Acclaimed journalist and author Kurt Andersen has unlocked the secret behind Donald Trump’s appeal to his own voters.
Speaking to The Daily Beast Podcast’s Joanna Coles about the president’s actions overseas, including most recently in Iran, Andersen claimed Trump has “no clue” about the history of Iran and the Middle East.
“He’s an idiot. He’s always been stupid. And his stupidity has been an under-remarked-upon, unheralded part of his—long with the lying, along with the mental disorders—the stupidity is important.”
The Daily Beast has meticulously documented the president’s visible decline since his return to the White House, including interviewing medical experts who believe his obvious cognitive decline is the result of a serious medical event like a stroke. More than 60 percent of Americans believe that Trump has become increasingly erratic with age.
Andersen argues that the president’s stupidity, which predates his recent decline, is a feature that appeals to a broad swath of the voting public.
Discussing his 2017 book Fantasyland: How America Went Haywire; A 500-Year History, which he notes was written prior to Trump’s election, Andersen claims America has a weakness “for being conned.”
He points to the religious history of the U.S. and its role in shaping the country’s national character, highlighting the foundational belief of, “I can believe what I want because it’s the truth and it feels right.”
“All that stuff, which is not uniquely American, but it is definingly American,” Andersen explained. “America has always been the world leader in that kind of weak-mindedness and slippery sense of the difference between reality and fiction.”
Coles mentioned infamous con artist and showman P.T. Barnum, whom Andersen discusses in his book and whom she describes as succeeding at “having people in on the con,” referencing an instance where people lined up to see a woman he claimed was 161 years old.
Barnum is famous for co-founding the Ringling Bros. and Barnum & Bailey Circus and promoting numerous hoaxes before later entering politics.
“I mean, his first freak show was a 161-year-old woman,” Coles said. “Obviously not true. Who was the nurse to George Washington. Obviously not true. And yet people lined up to see this thing, which they knew wasn’t true. And that’s the sort of sophisticated nature of P.T. Barnum: having the audience in on the con and yet still paying to see her.”
“He didn’t hide it,” Andersen agreed. “He didn’t pretend it was true. He said, ‘How do you know it’s not?’ [That] was basically his response to people. If you can’t prove it’s not and people enjoy it, then that’s entertainment.”

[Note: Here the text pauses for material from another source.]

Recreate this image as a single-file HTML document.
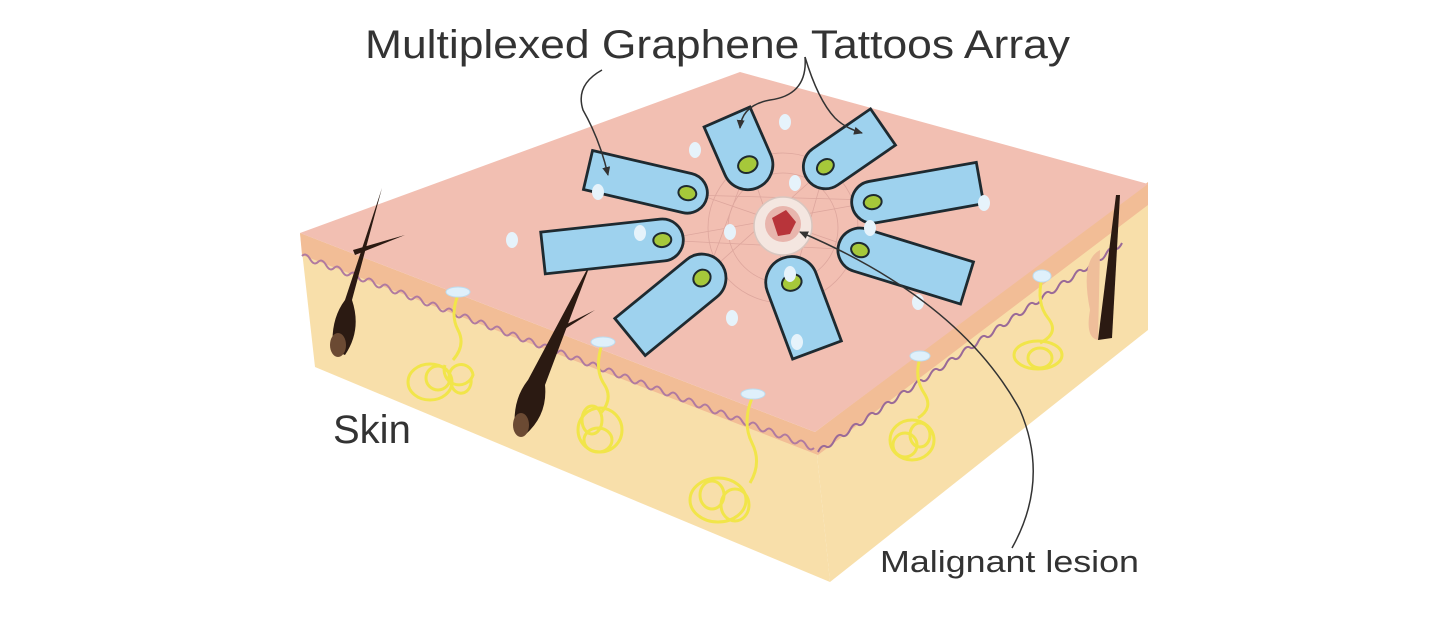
<!DOCTYPE html>
<html><head><meta charset="utf-8"><style>
html,body{margin:0;padding:0;background:#fff;}
svg{display:block;}
text{font-family:"Liberation Sans",Arial,sans-serif;fill:#333;}
</style></head><body>
<svg width="1448" height="622" viewBox="0 0 1448 622" xmlns="http://www.w3.org/2000/svg">
<defs>
<marker id="ah" markerWidth="10" markerHeight="10" refX="8" refY="5" orient="auto" markerUnits="userSpaceOnUse">
<path d="M0,1 L9,5 L0,9 Z" fill="#333"/></marker>
</defs>
<polygon points="300,233 815,435 830,582 315,367" fill="#f8dfaa"/>
<polygon points="815,435 1148,184 1148,330 830,582" fill="#f8dfaa"/>
<polygon points="300,233 815,432 1148,182 1148,205 818,455 302,255" fill="#f2bd96"/>
<polygon points="300,233 740,72 1148,184 815,432" fill="#f2bfb2"/>
<path d="M302,256 q4,-4 8,3 t8,3 t8,3 t8,3 t8,3 t8,3 t8,3 t8,3 t8,3 t8,3 t8,3 t8,3 t8,3 t8,3 t8,3 t8,3 t8,3 t8,3 t8,3 t8,3 t8,3 t8,3 t8,3 t8,3 t8,3 t8,3 t8,3 t8,3 t8,3 t8,3 t8,3 t8,3 t8,3 t8,3 t8,3 t8,3 t8,3 t8,3 t8,3 t8,3 t8,3 t8,3 t8,3 t8,3 t8,3 t8,3 t8,3 t8,3 t8,3 t8,3 t8,3 t8,3 t8,3 t8,3 t8,3 t8,3 t8,3 t8,3 t8,3 t8,3 t8,3 t8,3 t8,3 t8,3" fill="none" stroke="#b07aa0" stroke-width="2"/>
<path d="M818,452 q4,-8 8,-5.5 t8,-5.5 t8,-5.5 t8,-5.5 t8,-5.5 t8,-5.5 t8,-5.5 t8,-5.5 t8,-5.5 t8,-5.5 t8,-5.5 t8,-5.5 t8,-5.5 t8,-5.5 t8,-5.5 t8,-5.5 t8,-5.5 t8,-5.5 t8,-5.5 t8,-5.5 t8,-5.5 t8,-5.5 t8,-5.5 t8,-5.5 t8,-5.5 t8,-5.5 t8,-5.5 t8,-5.5 t8,-5.5 t8,-5.5 t8,-5.5 t8,-5.5 t8,-5.5 t8,-5.5 t8,-5.5 t8,-5.5 t8,-5.5 t8,-5.5" fill="none" stroke="#9a6a98" stroke-width="2"/>
<g fill="#2b1a12">
<path d="M333,350 Q330,320 345,300 L382,188 L352,300 Q362,330 345,355 Z"/>
<ellipse cx="338" cy="345" rx="8" ry="12" fill="#6b4a33"/>
<path d="M353,250 L405,235 L355,255 Z"/>
<path d="M515,430 Q512,400 528,380 L592,260 L545,385 Q548,415 525,435 Z"/>
<ellipse cx="521" cy="425" rx="8" ry="12" fill="#6b4a33"/>
<path d="M555,330 L595,310 L557,334 Z"/>
<path d="M1098,340 L1116,195 L1120,195 L1112,338 Z"/>
</g>
<path d="M1090,310 Q1080,260 1100,250 L1098,340 Q1085,338 1090,310 Z" fill="#efbe9a"/>
<g fill="none" stroke="#f1e54a" stroke-width="3">
<path d="M458,295 q-8,20 0,35 t-5,30 M445,365 a14,14 0 1,0 28,10 a12,12 0 1,0 -22,8 a10,12 0 1,0 20,-4"/>
<ellipse cx="430" cy="382" rx="22" ry="18"/><ellipse cx="438" cy="378" rx="12" ry="12"/>
<path d="M602,344 q-8,25 2,40 t-4,30"/>
<ellipse cx="600" cy="430" rx="22" ry="22"/><ellipse cx="598" cy="440" rx="14" ry="12"/><ellipse cx="592" cy="420" rx="10" ry="14"/>
<path d="M752,398 q-10,25 0,45 t-2,40"/>
<ellipse cx="718" cy="500" rx="28" ry="22"/><ellipse cx="735" cy="505" rx="14" ry="16"/><ellipse cx="712" cy="495" rx="12" ry="14"/>
<path d="M920,358 q-6,20 4,35 t-6,25"/>
<ellipse cx="912" cy="440" rx="22" ry="20"/><ellipse cx="905" cy="445" rx="12" ry="12"/><ellipse cx="920" cy="435" rx="10" ry="12"/>
<path d="M1042,278 q-6,25 6,40 t-8,25"/>
<ellipse cx="1038" cy="355" rx="24" ry="14"/><ellipse cx="1040" cy="358" rx="12" ry="10"/>
</g>
<g fill="#dff0fb" stroke="#bcdcef" stroke-width="1">
<ellipse cx="458" cy="292" rx="12" ry="5"/><ellipse cx="603" cy="342" rx="12" ry="5"/>
<ellipse cx="753" cy="394" rx="12" ry="5"/><ellipse cx="920" cy="356" rx="10" ry="5"/><ellipse cx="1042" cy="276" rx="9" ry="6"/>
</g>
<g fill="none" stroke="#d8a098" stroke-width="0.8" opacity="0.8">
<circle cx="783" cy="228" r="75"/><circle cx="783" cy="228" r="55"/>
<path d="M700,195 L860,250 M748,160 L790,285 M825,168 L700,280 M873,202 L660,240 M690,195 L870,200 M660,240 L860,250 M748,165 L705,280 M825,168 L792,285"/>
</g>
<circle cx="783" cy="226" r="29" fill="#f4e6e0" stroke="#d8c6bf" stroke-width="1.5"/>
<circle cx="783" cy="224" r="18" fill="#e8b5ad"/>
<path d="M772,218 L786,210 L796,222 L790,234 L778,236 Z" fill="#b8343a"/>
<g fill="#9ed2ee" stroke="#1e2a30" stroke-width="2.8">
<g transform="translate(588,170) rotate(13.1)"><path d="M0,-20 H102 A20,20 0 0 1 102,20 H0 Z"/><ellipse cx="102" cy="0" rx="9" ry="7" fill="#a6c83a" stroke-width="2"/></g>
<g transform="translate(727,117) rotate(66.4)"><path d="M0,-25 H52 A25,25 0 0 1 52,25 H0 Z"/><ellipse cx="52" cy="0" rx="8" ry="10" fill="#a6c83a" stroke-width="2"/></g>
<g transform="translate(883,127) rotate(145.4)"><path d="M0,-22 H70 A22,22 0 0 1 70,22 H0 Z"/><ellipse cx="70" cy="0" rx="9" ry="7" fill="#a6c83a" stroke-width="2"/></g>
<g transform="translate(980,183) rotate(169.9)"><path d="M0,-21 H109 A21,21 0 0 1 109,21 H0 Z"/><ellipse cx="109" cy="0" rx="9" ry="7" fill="#a6c83a" stroke-width="2"/></g>
<g transform="translate(967,283) rotate(197.1)"><path d="M0,-22 H112 A22,22 0 0 1 112,22 H0 Z"/><ellipse cx="112" cy="0" rx="9" ry="7" fill="#a6c83a" stroke-width="2"/></g>
<g transform="translate(817,350) rotate(249.5)"><path d="M0,-26 H72 A26,26 0 0 1 72,26 H0 Z"/><ellipse cx="72" cy="0" rx="8" ry="10" fill="#a6c83a" stroke-width="2"/></g>
<g transform="translate(630,337) rotate(-39.3)"><path d="M0,-24 H93 A24,24 0 0 1 93,24 H0 Z"/><ellipse cx="93" cy="0" rx="9" ry="8" fill="#a6c83a" stroke-width="2"/></g>
<g transform="translate(543,253) rotate(-6.2)"><path d="M0,-21 H120 A21,21 0 0 1 120,21 H0 Z"/><ellipse cx="120" cy="0" rx="9" ry="7" fill="#a6c83a" stroke-width="2"/></g>
</g>
<g fill="#e6f3fb">
<ellipse cx="785" cy="122" rx="6" ry="8"/><ellipse cx="695" cy="150" rx="6" ry="8"/><ellipse cx="598" cy="192" rx="6" ry="8"/>
<ellipse cx="795" cy="183" rx="6" ry="8"/><ellipse cx="984" cy="203" rx="6" ry="8"/><ellipse cx="730" cy="232" rx="6" ry="8"/>
<ellipse cx="640" cy="233" rx="6" ry="8"/><ellipse cx="512" cy="240" rx="6" ry="8"/><ellipse cx="870" cy="228" rx="6" ry="8"/>
<ellipse cx="790" cy="274" rx="6" ry="8"/><ellipse cx="918" cy="302" rx="6" ry="8"/><ellipse cx="732" cy="318" rx="6" ry="8"/>
<ellipse cx="797" cy="342" rx="6" ry="8"/>
</g>
<g fill="none" stroke="#333" stroke-width="1.5">
<path d="M602,70 Q575,85 583,110 Q600,140 608,175" marker-end="url(#ah)"/>
<path d="M805,57 Q808,95 770,100 Q742,105 740,128" marker-end="url(#ah)"/>
<path d="M805,57 Q818,100 835,118 Q845,128 862,133" marker-end="url(#ah)"/>
<path d="M1012,548 Q1050,480 1020,410 Q960,300 800,232" marker-end="url(#ah)"/>
</g>
<text x="365" y="58" font-size="40" textLength="705" lengthAdjust="spacingAndGlyphs">Multiplexed Graphene Tattoos Array</text>
<text x="333" y="443" font-size="40">Skin</text>
<text x="880" y="572" font-size="31" textLength="259" lengthAdjust="spacingAndGlyphs">Malignant lesion</text>
</svg>
</body></html>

Andersen labels the question of whether Trump believes his tales as “the operative question with all of them. All of the great ones.” ”In the end, I think his deep animating feature as a person is the most horrible, unpleasant, miserable, wretched, cynicism about human behavior,” he says, but adds, “It’s a good bet that he believes more of it than he did in the past.”
Barnum’s understanding, as Andersen explains in his book, was that attention is what matters, not the truth. This approach would later be adopted by Trump and those who elevated him to national prominence.
“It’s just such an American story,” Andersen said of Trump’s ascendancy. “This combination of religiosity, I guess sincere, and this kind of hucksterism. And that’s part of the story of America and how Trump came to be, even though he is irreligious and a nonbeliever, I think, pretty clearly.”
“But his most devoted supporters are evangelical Christians, because once you get a country in which so much belief in any old thing you want and hear and disbelief in things that are true, anything goes.”
“That wasn’t always the case,” Andersen notes. “It always tended to be the case in America a little bit, but then it got out of control in the last 60 years and, along with the internet, gave us Donald Trump.”
The Daily Beast has reached out to the White House for comment.